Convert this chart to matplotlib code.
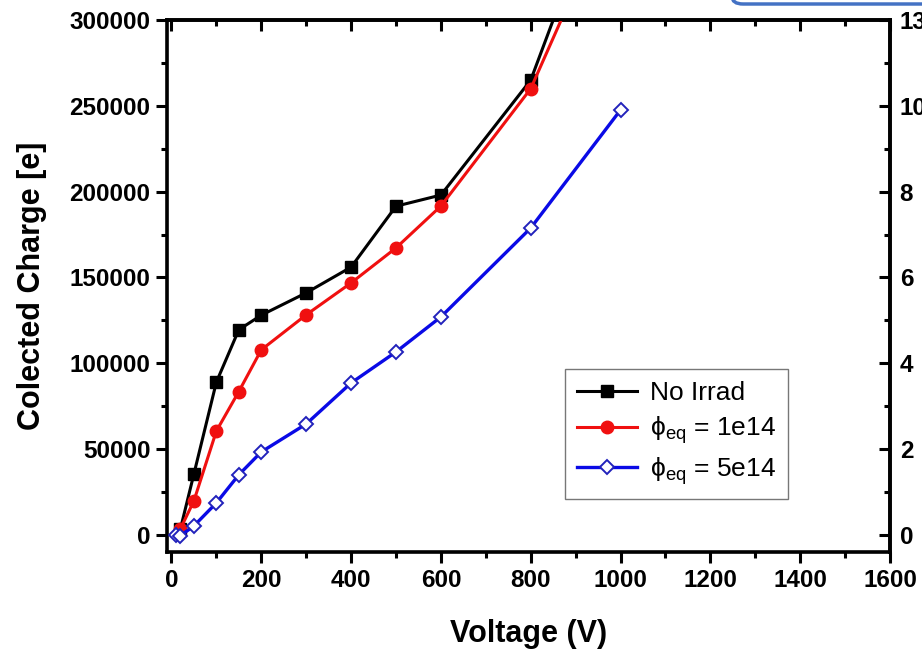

________________________________________

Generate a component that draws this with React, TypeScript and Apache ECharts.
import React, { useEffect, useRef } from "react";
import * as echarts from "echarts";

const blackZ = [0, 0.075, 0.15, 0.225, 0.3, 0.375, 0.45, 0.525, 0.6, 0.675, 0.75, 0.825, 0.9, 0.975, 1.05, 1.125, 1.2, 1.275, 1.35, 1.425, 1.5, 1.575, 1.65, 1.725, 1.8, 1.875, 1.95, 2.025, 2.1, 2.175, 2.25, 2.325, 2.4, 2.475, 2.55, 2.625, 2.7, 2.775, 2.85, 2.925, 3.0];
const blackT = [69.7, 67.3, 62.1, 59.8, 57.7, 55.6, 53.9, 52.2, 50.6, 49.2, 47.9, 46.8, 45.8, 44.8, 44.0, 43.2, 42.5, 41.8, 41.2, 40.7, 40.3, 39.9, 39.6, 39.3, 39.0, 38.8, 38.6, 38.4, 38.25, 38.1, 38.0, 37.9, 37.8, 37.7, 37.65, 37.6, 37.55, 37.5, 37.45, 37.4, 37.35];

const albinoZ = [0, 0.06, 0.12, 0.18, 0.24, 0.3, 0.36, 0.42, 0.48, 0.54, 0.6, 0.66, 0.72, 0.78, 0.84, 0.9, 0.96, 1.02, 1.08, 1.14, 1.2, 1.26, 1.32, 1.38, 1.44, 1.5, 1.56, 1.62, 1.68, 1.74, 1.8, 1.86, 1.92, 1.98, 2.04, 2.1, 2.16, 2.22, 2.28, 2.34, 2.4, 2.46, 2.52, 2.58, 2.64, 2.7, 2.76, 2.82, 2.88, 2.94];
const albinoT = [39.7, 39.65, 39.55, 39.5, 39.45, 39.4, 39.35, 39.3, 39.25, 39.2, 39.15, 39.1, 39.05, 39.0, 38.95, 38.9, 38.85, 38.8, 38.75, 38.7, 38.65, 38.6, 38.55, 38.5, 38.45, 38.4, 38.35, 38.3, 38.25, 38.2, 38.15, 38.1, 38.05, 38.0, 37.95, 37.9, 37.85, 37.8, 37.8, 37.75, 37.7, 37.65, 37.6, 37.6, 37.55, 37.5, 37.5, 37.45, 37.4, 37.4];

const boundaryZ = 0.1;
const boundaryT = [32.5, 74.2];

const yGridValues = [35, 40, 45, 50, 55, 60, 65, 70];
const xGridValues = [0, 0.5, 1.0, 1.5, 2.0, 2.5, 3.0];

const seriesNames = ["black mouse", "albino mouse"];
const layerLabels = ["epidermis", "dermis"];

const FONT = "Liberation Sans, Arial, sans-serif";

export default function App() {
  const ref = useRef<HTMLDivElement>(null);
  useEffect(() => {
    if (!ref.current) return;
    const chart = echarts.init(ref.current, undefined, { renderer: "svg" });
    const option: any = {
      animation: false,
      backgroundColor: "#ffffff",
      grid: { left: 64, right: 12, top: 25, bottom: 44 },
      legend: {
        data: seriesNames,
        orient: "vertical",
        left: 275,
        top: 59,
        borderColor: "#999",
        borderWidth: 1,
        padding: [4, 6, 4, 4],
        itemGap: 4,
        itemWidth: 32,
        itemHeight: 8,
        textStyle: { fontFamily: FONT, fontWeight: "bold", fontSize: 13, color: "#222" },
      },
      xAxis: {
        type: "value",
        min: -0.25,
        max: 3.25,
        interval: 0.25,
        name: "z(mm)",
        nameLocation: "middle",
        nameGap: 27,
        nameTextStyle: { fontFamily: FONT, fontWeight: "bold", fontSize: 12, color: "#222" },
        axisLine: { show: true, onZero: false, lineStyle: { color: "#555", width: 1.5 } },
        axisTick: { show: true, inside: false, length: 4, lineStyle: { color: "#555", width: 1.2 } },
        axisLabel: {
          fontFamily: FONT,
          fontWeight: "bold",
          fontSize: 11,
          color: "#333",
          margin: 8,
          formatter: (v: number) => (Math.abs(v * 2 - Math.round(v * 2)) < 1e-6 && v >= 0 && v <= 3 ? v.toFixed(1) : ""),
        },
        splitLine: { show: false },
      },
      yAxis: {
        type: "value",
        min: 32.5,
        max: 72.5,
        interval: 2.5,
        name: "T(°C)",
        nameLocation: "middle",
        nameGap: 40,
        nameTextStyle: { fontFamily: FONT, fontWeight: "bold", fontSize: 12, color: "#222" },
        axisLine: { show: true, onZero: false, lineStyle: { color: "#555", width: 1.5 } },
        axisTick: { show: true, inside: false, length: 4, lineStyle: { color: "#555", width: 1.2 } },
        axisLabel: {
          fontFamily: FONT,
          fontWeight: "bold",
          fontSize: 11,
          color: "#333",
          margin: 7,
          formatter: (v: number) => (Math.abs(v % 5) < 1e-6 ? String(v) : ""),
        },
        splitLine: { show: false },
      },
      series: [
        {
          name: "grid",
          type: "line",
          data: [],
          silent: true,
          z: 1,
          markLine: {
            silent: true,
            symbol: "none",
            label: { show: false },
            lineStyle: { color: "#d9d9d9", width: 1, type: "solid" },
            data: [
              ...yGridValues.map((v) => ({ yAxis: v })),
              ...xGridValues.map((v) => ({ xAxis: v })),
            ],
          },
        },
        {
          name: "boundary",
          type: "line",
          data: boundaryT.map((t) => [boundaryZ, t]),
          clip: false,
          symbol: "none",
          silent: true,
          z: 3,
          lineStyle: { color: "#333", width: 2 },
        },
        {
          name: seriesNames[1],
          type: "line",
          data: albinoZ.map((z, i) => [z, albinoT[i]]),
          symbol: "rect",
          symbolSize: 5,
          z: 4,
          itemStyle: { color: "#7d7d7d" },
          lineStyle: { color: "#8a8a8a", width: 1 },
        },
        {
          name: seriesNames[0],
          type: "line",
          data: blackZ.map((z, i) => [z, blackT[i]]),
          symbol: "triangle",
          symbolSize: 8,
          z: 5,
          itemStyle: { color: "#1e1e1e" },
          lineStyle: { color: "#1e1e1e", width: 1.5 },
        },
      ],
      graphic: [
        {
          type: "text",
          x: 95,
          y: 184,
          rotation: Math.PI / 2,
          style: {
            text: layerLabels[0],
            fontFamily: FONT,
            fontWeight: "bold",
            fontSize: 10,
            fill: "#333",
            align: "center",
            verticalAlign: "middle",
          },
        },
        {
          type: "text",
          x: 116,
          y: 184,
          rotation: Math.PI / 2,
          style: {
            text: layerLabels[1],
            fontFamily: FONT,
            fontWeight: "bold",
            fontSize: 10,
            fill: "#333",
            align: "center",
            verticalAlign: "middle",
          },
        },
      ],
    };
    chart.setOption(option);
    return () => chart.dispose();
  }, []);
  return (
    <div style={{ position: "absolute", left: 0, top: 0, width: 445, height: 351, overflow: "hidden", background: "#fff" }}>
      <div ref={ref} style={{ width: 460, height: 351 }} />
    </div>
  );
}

________________________________________

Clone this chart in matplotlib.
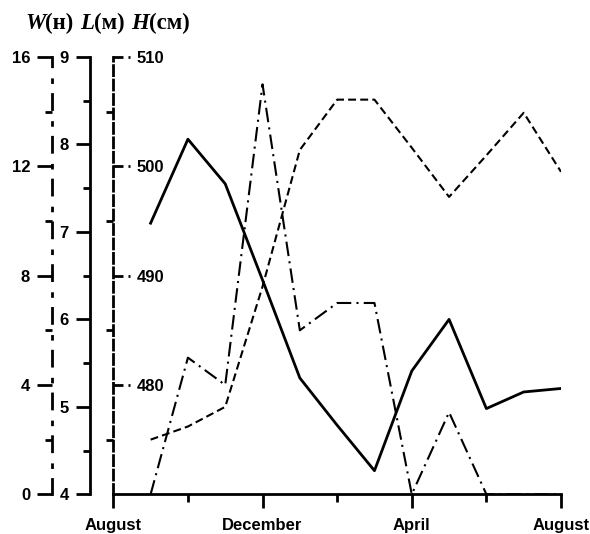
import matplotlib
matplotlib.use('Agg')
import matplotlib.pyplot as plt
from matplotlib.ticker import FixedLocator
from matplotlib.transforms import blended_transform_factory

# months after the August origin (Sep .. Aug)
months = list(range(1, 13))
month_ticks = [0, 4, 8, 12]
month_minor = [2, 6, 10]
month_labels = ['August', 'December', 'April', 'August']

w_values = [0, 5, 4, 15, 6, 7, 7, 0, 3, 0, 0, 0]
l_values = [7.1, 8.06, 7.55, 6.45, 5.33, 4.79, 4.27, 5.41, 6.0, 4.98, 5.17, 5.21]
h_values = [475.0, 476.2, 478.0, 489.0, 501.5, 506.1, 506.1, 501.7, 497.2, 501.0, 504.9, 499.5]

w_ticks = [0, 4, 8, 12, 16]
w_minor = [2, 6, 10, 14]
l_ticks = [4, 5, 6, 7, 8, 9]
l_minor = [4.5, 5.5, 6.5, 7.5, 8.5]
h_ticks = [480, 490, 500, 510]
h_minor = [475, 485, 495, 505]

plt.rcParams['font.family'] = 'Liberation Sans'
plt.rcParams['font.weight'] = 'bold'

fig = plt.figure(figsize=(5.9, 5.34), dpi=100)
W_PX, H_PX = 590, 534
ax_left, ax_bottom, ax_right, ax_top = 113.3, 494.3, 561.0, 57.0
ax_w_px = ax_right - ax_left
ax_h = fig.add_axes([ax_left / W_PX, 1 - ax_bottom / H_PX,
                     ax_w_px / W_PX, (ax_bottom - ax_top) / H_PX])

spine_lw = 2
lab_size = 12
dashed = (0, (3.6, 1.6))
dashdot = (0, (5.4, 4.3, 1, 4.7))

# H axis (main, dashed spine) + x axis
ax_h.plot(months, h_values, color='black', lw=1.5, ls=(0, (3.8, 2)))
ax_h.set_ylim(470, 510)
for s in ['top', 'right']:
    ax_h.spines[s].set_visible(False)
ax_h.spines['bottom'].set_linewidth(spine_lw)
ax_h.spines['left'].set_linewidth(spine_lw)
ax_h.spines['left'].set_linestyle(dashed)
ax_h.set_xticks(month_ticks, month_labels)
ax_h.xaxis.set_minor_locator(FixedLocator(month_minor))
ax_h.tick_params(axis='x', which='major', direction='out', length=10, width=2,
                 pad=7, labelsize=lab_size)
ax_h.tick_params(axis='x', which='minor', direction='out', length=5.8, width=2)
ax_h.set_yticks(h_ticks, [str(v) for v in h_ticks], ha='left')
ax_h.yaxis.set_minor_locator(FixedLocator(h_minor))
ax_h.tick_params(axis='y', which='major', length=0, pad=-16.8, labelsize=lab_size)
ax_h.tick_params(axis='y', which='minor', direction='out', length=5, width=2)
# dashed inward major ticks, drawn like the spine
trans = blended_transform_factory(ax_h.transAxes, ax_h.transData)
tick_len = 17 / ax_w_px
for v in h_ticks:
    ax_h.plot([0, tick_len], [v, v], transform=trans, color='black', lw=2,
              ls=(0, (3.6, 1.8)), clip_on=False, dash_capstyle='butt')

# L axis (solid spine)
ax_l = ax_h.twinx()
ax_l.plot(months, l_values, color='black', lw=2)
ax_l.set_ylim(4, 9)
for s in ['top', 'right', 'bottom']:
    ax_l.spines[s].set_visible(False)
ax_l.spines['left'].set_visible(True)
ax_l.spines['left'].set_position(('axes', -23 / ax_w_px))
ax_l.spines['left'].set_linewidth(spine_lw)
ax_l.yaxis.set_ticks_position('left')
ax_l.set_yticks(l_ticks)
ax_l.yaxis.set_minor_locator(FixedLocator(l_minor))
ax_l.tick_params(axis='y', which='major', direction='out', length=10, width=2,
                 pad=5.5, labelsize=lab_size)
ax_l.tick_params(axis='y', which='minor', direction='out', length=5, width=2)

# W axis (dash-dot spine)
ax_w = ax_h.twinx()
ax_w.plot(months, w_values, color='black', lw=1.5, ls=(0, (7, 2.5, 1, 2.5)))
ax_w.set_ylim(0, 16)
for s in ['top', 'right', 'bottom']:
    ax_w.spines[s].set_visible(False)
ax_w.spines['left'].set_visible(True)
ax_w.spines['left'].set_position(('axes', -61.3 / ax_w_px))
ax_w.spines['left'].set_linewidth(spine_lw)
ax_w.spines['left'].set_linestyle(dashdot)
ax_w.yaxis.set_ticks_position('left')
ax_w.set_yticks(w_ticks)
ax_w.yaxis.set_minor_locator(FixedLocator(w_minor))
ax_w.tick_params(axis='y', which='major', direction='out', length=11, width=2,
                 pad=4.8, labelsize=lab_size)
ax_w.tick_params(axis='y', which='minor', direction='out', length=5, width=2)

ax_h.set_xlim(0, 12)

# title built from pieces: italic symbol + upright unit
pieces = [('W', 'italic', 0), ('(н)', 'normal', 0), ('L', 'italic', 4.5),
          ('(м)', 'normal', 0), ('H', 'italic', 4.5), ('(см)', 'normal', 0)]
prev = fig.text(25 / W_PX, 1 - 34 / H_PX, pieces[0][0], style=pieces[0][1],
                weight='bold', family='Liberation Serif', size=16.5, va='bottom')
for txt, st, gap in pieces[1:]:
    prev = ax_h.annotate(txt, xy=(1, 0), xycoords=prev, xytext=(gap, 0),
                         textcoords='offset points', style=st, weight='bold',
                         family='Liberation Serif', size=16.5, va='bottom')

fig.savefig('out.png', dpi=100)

________________________________________

* Task *
Your output shall consist solely of the lines from the line with "Generate a component" to the line with "37.45, 37.4, 37.35];", reproduced exactly, both ends included.

* Response below *
Generate a component that draws this with React, TypeScript and Apache ECharts.
import React, { useEffect, useRef } from "react";
import * as echarts from "echarts";

const blackZ = [0, 0.075, 0.15, 0.225, 0.3, 0.375, 0.45, 0.525, 0.6, 0.675, 0.75, 0.825, 0.9, 0.975, 1.05, 1.125, 1.2, 1.275, 1.35, 1.425, 1.5, 1.575, 1.65, 1.725, 1.8, 1.875, 1.95, 2.025, 2.1, 2.175, 2.25, 2.325, 2.4, 2.475, 2.55, 2.625, 2.7, 2.775, 2.85, 2.925, 3.0];
const blackT = [69.7, 67.3, 62.1, 59.8, 57.7, 55.6, 53.9, 52.2, 50.6, 49.2, 47.9, 46.8, 45.8, 44.8, 44.0, 43.2, 42.5, 41.8, 41.2, 40.7, 40.3, 39.9, 39.6, 39.3, 39.0, 38.8, 38.6, 38.4, 38.25, 38.1, 38.0, 37.9, 37.8, 37.7, 37.65, 37.6, 37.55, 37.5, 37.45, 37.4, 37.35];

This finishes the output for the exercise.